Model: Facility Sizing¶
Description:¶
The facility-sizing problem is formulated as follows: \(m\) facilities are to be installed, each with capacity \(xi ≥ 0, i = 1, . . . , m\). Then the random demand \(ξi\) arrives at facility \(i\), with a known joint distribution of the random vector \(ξ = (ξ1, . . . , ξm)\).
A realization of the demand, \(ξ = (ξ1, . . . , ξm)\), is said to be satisfied by the capacity \(x\) if \(xi ≥ ξi, ∀i = 1, . . . , m\).
Sources of Randomness:¶
random demand vector \(ξ\) follows a multivariate normal distribution and correlation coefficients \(ρi,j\) , \(i != j\) .
Model Factors:¶
- \(\mu\): Mean vector of the multivariate normal distribution.
Default: [100, 100, 100]
- \(\Sigma\): Variance-covariance matrix of multivariate normal distribution.
Default: [[2000, 1500, 500], [1500, 2000, 750], [500, 750, 2000]]
- \(capacity\): Inventory capacities of the facilities.
Default: [150, 300, 400]
- \(n_facility\): The number of facilities.
Default: 3
Respones:¶
- \(stockout_flag\):
- 0: all facilities satisfy the demand
1: at least one of the facilities did not satisfy the demand
- \(n_stockout\):
the number of facilities which cannot satisfy the demand
- \(n_cut\):
the amount of total demand which cannot be satisfied
References:¶
This model is adapted from the article Rengarajan, T., & Morton, D.P. (2009). Estimating the Efficient Frontier of a Probabilistic Bicriteria Model. Proceedings of the 2009 Winter Simulation Conference. (https://www.informs-sim.org/wsc09papers/048.pdf)
Optimization Problem: Minimize Total Cost (FACSIZE-1)¶
Our goal is to minimize the total costs of installing capacity while keeping the probability of stocking out low.

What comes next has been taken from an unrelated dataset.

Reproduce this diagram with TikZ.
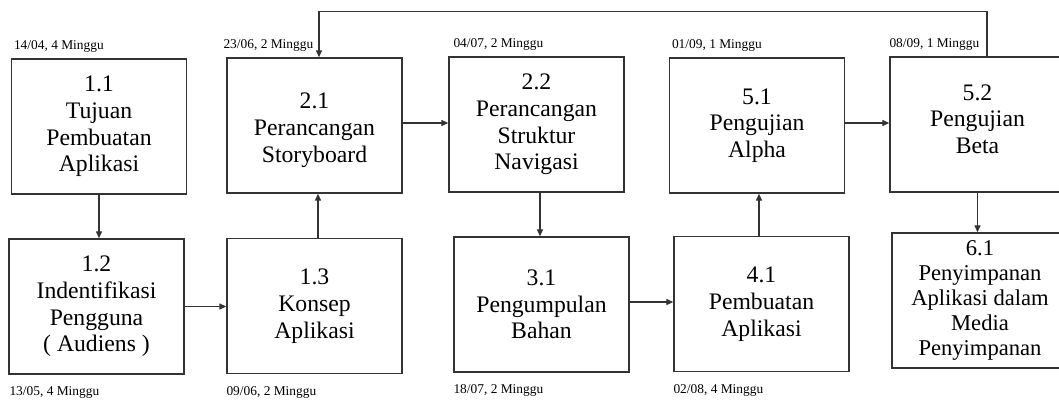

The probability of failing to satisfy demand \(ξ = (ξ_1, . . . , ξ_m)\) is \(p(x) = P(ξ !<= x)\). Let \(epsilon ∈ [0, 1]\) be a risk-level parameter, then we obtain the probabilistic constraint:
\(P(ξ !<= x) ≤ epsilon\)
Meanwhile, the unit cost of installing facility i is \(ci\), and hence the total cost is \(\sum_{i=1}^n c_i x_i\).
Decision Variables:¶
\(capacity\)
Objectives:¶
Minimize the (deterministic) total cost of installing capacity.
Constraints:¶
1 stochastic constraint: \(P(Stockout) <= epsilon\). Box constraints: 0 < \(x_i\) < infinity for all \(i\).
Problem Factors:¶
- budget: Max # of replications for a solver to take.
Default: 10000
- epsilon: Maximum allowed probability of stocking out.
Default: 0.05
- installation_costs: Cost to install a unit of capacity at each facility
Default: (1, 1, 1)
Fixed Model Factors:¶
None
Starting Solution:¶
capacity: (300, 300, 300)
Random Solutions:¶
Each facility’s capacity is Uniform(0, 300).
Optimal Solution:¶
None
Optimal Objective Function Value:¶
None
Optimization Problem: Maximize Service Level (FACSIZE-2)¶
Our goal is to maximize the probability of not stocking out subject to a budget constraint on the total cost of installing capacity.
Decision Variables:¶
\(capacity\)
Objectives:¶
Maximize the probability of not stocking out.
Constraints:¶
1 deterministic constraint: sum of facility capacity installation costs less than an installation budget. Box constraints: 0 < \(x_i\) < infinity for all \(i\).
Problem Factors:¶
- budget: Max # of replications for a solver to take.
Default: 10000
- installation_costs: Cost to install a unit of capacity at each facility.
Default: (1, 1, 1)
- installation_budget: Total budget for installation costs.
Default: 500.0
Fixed Model Factors:¶
None
Starting Solution:¶
capacity: (100, 100, 100)
Random Solutions:¶
Use acceptance rejection to generate capacity vectors uniformly from space of vectors summing to less than installation budget.
Optimal Solution:¶
None
Optimal Objective Function Value:¶
None